Effects of fishing on the marine environment
- Entanglement of turtles in polyethylene mesh traps is a problem in eastern Queensland and New South Wales35,36. To address this, both jurisdictions have released guides to responsible crabbing, which outline gear modifications and alternative fishing strategies to reduce turtle interactions, prevent trap loss and minimise ghost fishing37,38.
- Discard rates of undersized Mud Crabs can be as high as 70 per cent of the total catch in some areas34. Bycatch of small fishes (particularly Yellowfin Bream) is also of concern on the east coast27. Research by the Northern Territory Department of Primary Industry and Resources, and the New South Wales Department of Primary Industries has demonstrated the value of escape vents in reducing the retention of undersized Mud Crabs and small teleost bycatch in a variety of Mud Crab traps31,39,40. The former organisation has also developed inexpensive escape vents to fit rectangular wire mesh traps, with around 25 per cent of licensees in the Northern Territory using them on a voluntary basis. Some management agencies are currently considering the mandatory use of escape vents in Mud Crab traps.
- ‘Mud Crabs’ sometimes lose limbs when caught in or removed from traps; the injury rate is related to the style of trap used27. Although limb loss appears to have little impact on the short-term survivorship of ‘Mud Crabs’27, repeated limb damage may potentially compromise their growth and/or reproductive success (based on observations of other crab species41,42). More than 20 per cent of ‘Mud Crabs’ caught in monofilament tangle nets lose one or more limbs during capture and/or removal from the net26. This gear also poses a significant ghost-fishing risk if lost, and is prohibited in most jurisdictions.

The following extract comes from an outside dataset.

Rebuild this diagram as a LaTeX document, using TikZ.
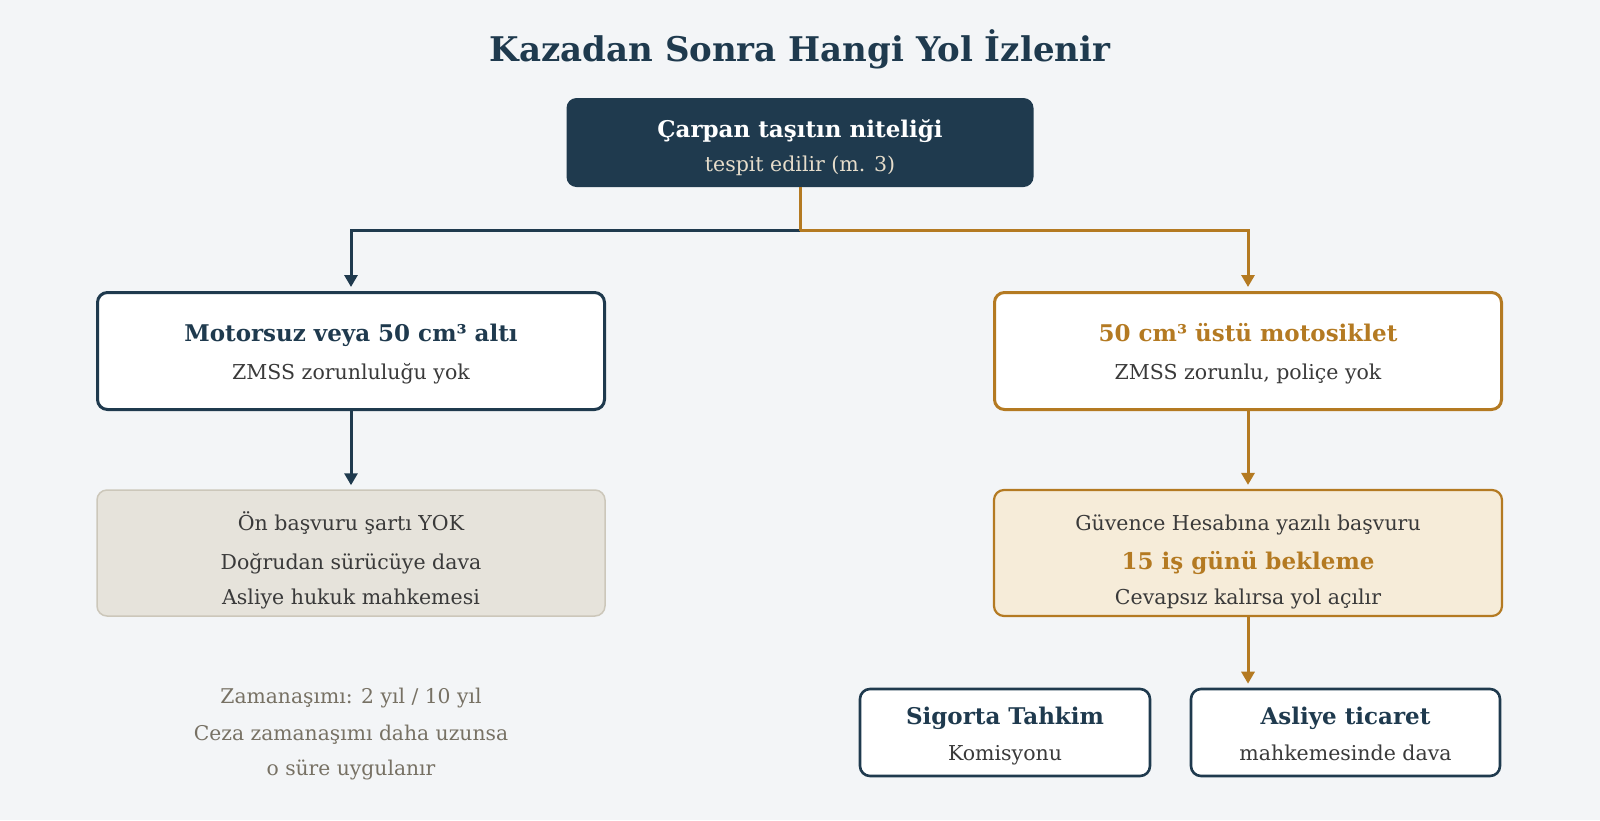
\documentclass[tikz,border=0pt]{standalone}
\usepackage{fontspec}
\setmainfont{DejaVu Serif}
\usetikzlibrary{arrows.meta}
\definecolor{navy}{HTML}{1F3A4E}
\definecolor{gold}{HTML}{B47A22}
\definecolor{bg}{HTML}{F3F5F7}
\definecolor{ink}{HTML}{3A3A3A}
\definecolor{note}{HTML}{777164}
\definecolor{beige}{HTML}{E6E3DB}
\definecolor{beigeline}{HTML}{CCC7BA}
\definecolor{cream}{HTML}{F6ECD9}
\definecolor{subtxt}{HTML}{E6DDCB}
\begin{document}
\begin{tikzpicture}[x=1pt,y=-1pt,
  box/.style={rectangle, rounded corners=10pt, inner sep=0pt},
  bigbox/.style={box, minimum width=507pt, minimum height=117pt},
  midbox/.style={box, minimum width=508pt, minimum height=126pt},
  navybox/.style={draw=navy, line width=3pt, fill=white},
  goldbox/.style={draw=gold, line width=3pt, fill=white},
  headtxt/.style={anchor=base, font=\fontsize{23}{26}\selectfont\bfseries},
  bodytxt/.style={anchor=base, font=\fontsize{20.5}{24}\selectfont, text=ink},
  notetxt/.style={anchor=base, font=\fontsize{20.3}{24}\selectfont, text=note},
  conn/.style={line width=3pt, -{Triangle[width=13pt,length=12pt]}, shorten >=4pt},
  plain/.style={line width=3pt}]
\fill[bg] (0,0) rectangle (1600,820);
\useasboundingbox (0,0) rectangle (1600,820);

\node[anchor=base, font=\fontsize{34}{40}\selectfont\bfseries, text=navy] (title) at (800,61) {Kazadan Sonra Hangi Yol İzlenir};

% top box
\node[box, fill=navy, minimum width=467pt, minimum height=89pt] (top) at (800,142.5) {};
\node[headtxt, text=white] (topt) at (800,137) {Çarpan taşıtın niteliği};
\node[bodytxt, text=subtxt] (tops) at (800,171) {tespit edilir (m. 3)};

% left column
\node[bigbox, navybox] (lb1) at (351,351) {};
\node[headtxt, text=navy] (lb1t) at (351,341) {Motorsuz veya 50 cm³ altı};
\node[bodytxt] (lb1s) at (351,379) {ZMSS zorunluluğu yok};

\node[midbox, draw=beigeline, line width=1.5pt, fill=beige] (lb2) at (351,553) {};
\node[bodytxt] (lb2a) at (351,530) {Ön başvuru şartı YOK};
\node[bodytxt] (lb2b) at (351,569) {Doğrudan sürücüye dava};
\node[bodytxt] (lb2c) at (351,604) {Asliye hukuk mahkemesi};

\node[notetxt] (n1) at (351,703) {Zamanaşımı: 2 yıl / 10 yıl};
\node[notetxt] (n2) at (351,740) {Ceza zamanaşımı daha uzunsa};
\node[notetxt] (n3) at (351,775) {o süre uygulanır};

% right column
\node[bigbox, goldbox] (rb1) at (1248,351) {};
\node[headtxt, text=gold] (rb1t) at (1248,341) {50 cm³ üstü motosiklet};
\node[bodytxt] (rb1s) at (1248,379) {ZMSS zorunlu, poliçe yok};

\node[midbox, draw=gold, line width=2.2pt, fill=cream] (rb2) at (1248,553) {};
\node[bodytxt] (rb2a) at (1248,530) {Güvence Hesabına yazılı başvuru};
\node[headtxt, text=gold] (rb2b) at (1248,569) {15 iş günü bekleme};
\node[bodytxt] (rb2c) at (1248,604) {Cevapsız kalırsa yol açılır};

\node[box, navybox, line width=2.6pt, minimum width=290pt, minimum height=87pt] (st) at (1005,732.5) {};
\node[headtxt, text=navy] (stt) at (1005,724) {Sigorta Tahkim};
\node[bodytxt] (sts) at (1005,760) {Komisyonu};

\node[box, navybox, line width=2.6pt, minimum width=309pt, minimum height=87pt] (at) at (1345.5,732.5) {};
\node[headtxt, text=navy] (att) at (1345.5,724) {Asliye ticaret};
\node[bodytxt] (ats) at (1345.5,760) {mahkemesinde dava};

% connectors
\coordinate (j) at (800,230.5);
\coordinate (jl) at (351,230.5);
\coordinate (jr) at (1248,230.5);
\draw[conn, navy] (j) -- (jl) -- (lb1.north);
\draw[plain, gold] (top.south) -- (j);
\draw[conn, gold] (j) -- (jr) -- (rb1.north);
\draw[conn, navy] (lb1.south) -- (lb2.north);
\draw[conn, gold] (rb1.south) -- (rb2.north);
\draw[conn, gold] (rb2.south) -- (rb2.south |- at.north);
\end{tikzpicture}
\end{document}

Environmental effects on MUD CRABS
- Commercial catch rates generally show positive correlations with environmental factors such as rainfall and sea surface temperature, depending on location21. Catch rates are more strongly linked to sea surface temperatures at higher latitudes and rainfall at lower latitudes.
- Juvenile ‘Mud Crabs’ prefer to settle on seagrass rather than mud or sand43 and also utilise mangrove forests7. Therefore, any significant reduction in these habitat types (through human or natural disturbances, including cyclones) could affect recruitment success.

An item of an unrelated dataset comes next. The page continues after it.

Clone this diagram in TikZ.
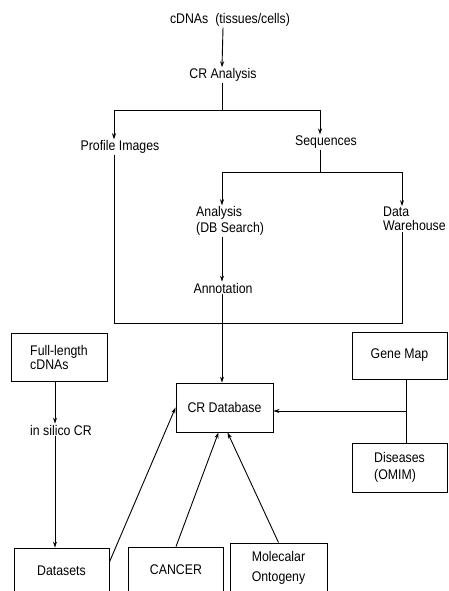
\documentclass[tikz,border=0pt]{standalone}
\usepackage{fontspec}
\setmainfont{Liberation Sans}[FakeStretch=0.88]
\usetikzlibrary{arrows.meta}
\begin{document}
\begin{tikzpicture}[x=1pt,y=-1pt,
    txt/.style={font=\fontsize{14}{15}\selectfont,inner sep=1pt,align=left},
    boxed/.style={txt,draw,line width=0.9pt,minimum width=95pt,minimum height=48pt,align=center},
    arr/.style={line width=0.9pt,-{Stealth[length=6pt,width=4pt]}},
    ln/.style={line width=0.9pt}]
    \clip (0,0) rectangle (448,591);
    % texts
    \node[txt] (cdna) at (230,20) {cDNAs\enspace(tissues/cells)};
    \node[txt] (cran) at (223,75) {CR Analysis};
    \node[txt] (prof) at (120,147) {Profile Images};
    \node[txt] (seq) at (326,142) {Sequences};
    \node[txt,anchor=west,font=\fontsize{14}{16}\selectfont] (anl) at (195,221) {Analysis\\(DB Search)};
    \node[txt,anchor=west,font=\fontsize{14}{13.5}\selectfont] (dwh) at (382,219) {Data\\Warehouse};
    \node[txt] (annot) at (223,288) {Annotation};
    \node[txt] (insil) at (61,430) {in silico CR};
    % boxes
    \node[boxed,minimum width=96pt,font=\fontsize{14}{14}\selectfont,align=left] (flc) at (59,357) {Full-length\\cDNAs};
    \node[boxed,minimum height=47pt] (gmap) at (399.5,355.5) {Gene Map};
    \node[boxed,minimum width=97pt,minimum height=49pt] (crdb) at (224.5,407.5) {CR Database};
    \node[boxed,minimum height=49pt,font=\fontsize{14}{17}\selectfont,align=left] (dis) at (399.5,467.5) {Diseases\\(OMIM)};
    \node[boxed,minimum height=46pt] (dset) at (61.5,571) {Datasets};
    \node[boxed,minimum height=46pt] (cancer) at (176,570) {CANCER};
    \node[boxed,minimum width=97pt,minimum height=50pt,font=\fontsize{14}{20}\selectfont,align=left] (molec) at (278.5,568) {Molecalar\\Ontogeny};
    % junctions
    \coordinate (cSplitAPt) at (222,110);
    \coordinate (cProfPt) at (114,110);
    \coordinate (cSeqPt) at (320,110);
    \coordinate (cSplitBPt) at (320,172);
    \coordinate (cAnlPt) at (222,172);
    \coordinate (cDwhPt) at (402,172);
    \coordinate (cLoopLPt) at (114,323);
    \coordinate (cLoopRPt) at (402,323);
    \coordinate (cGenePt) at (406,411);
    % arrows
    \draw[arr] (cran.north |- cdna.south) -- (cran.north -| cSplitAPt);
    \draw[ln] (cran.south -| cSplitAPt) -- (cSplitAPt);
    \draw[ln] (cProfPt) -- (cSeqPt);
    \draw[arr] (cProfPt) -- (cProfPt |- prof.north);
    \draw[arr] (cSeqPt) -- (cSeqPt |- seq.north);
    \draw[ln] (seq.south -| cSplitBPt) -- (cSplitBPt);
    \draw[ln] (cAnlPt) -- (cDwhPt);
    \draw[arr] (cAnlPt) -- (cAnlPt |- anl.north);
    \draw[arr] (cDwhPt) -- (cDwhPt |- dwh.north);
    \draw[arr] (anl.south -| cAnlPt) -- (annot.north -| cAnlPt);
    \draw[arr] (annot.south -| cAnlPt) -- (crdb.north -| cAnlPt);
    \draw[ln] (prof.south -| cLoopLPt) -- (cLoopLPt) -- (cLoopRPt) -- (dwh.south -| cLoopRPt);
    \draw[arr] (flc.south -| insil.north) ++(-6,0) coordinate (cFlcPt) -- (cFlcPt |- insil.north);
    \draw[arr] (cFlcPt |- insil.south) -- (cFlcPt |- dset.north);
    \draw[ln] (gmap.south -| cGenePt) -- (dis.north -| cGenePt);
    \draw[arr] (cGenePt) -- (crdb.east |- cGenePt);
    \draw[arr] ([yshift=9pt]dset.east) -- (crdb.west);
    \draw[arr] (cancer.north) -- ([xshift=-6pt]crdb.south);
    \draw[arr] (molec.north) -- ([xshift=3pt]crdb.south);
\end{tikzpicture}
\end{document}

- Mud Crabs may potentially benefit from moderate climate change in some areas44. Increased water temperatures at higher latitudes might increase growth rates and reproductive activity. Greater rainfall in the tropics might increase primary and secondary productivity, thereby providing more food for juvenile crabs. Any such benefits will, of course, only occur within the physiological tolerances of the particular developmental stage affected.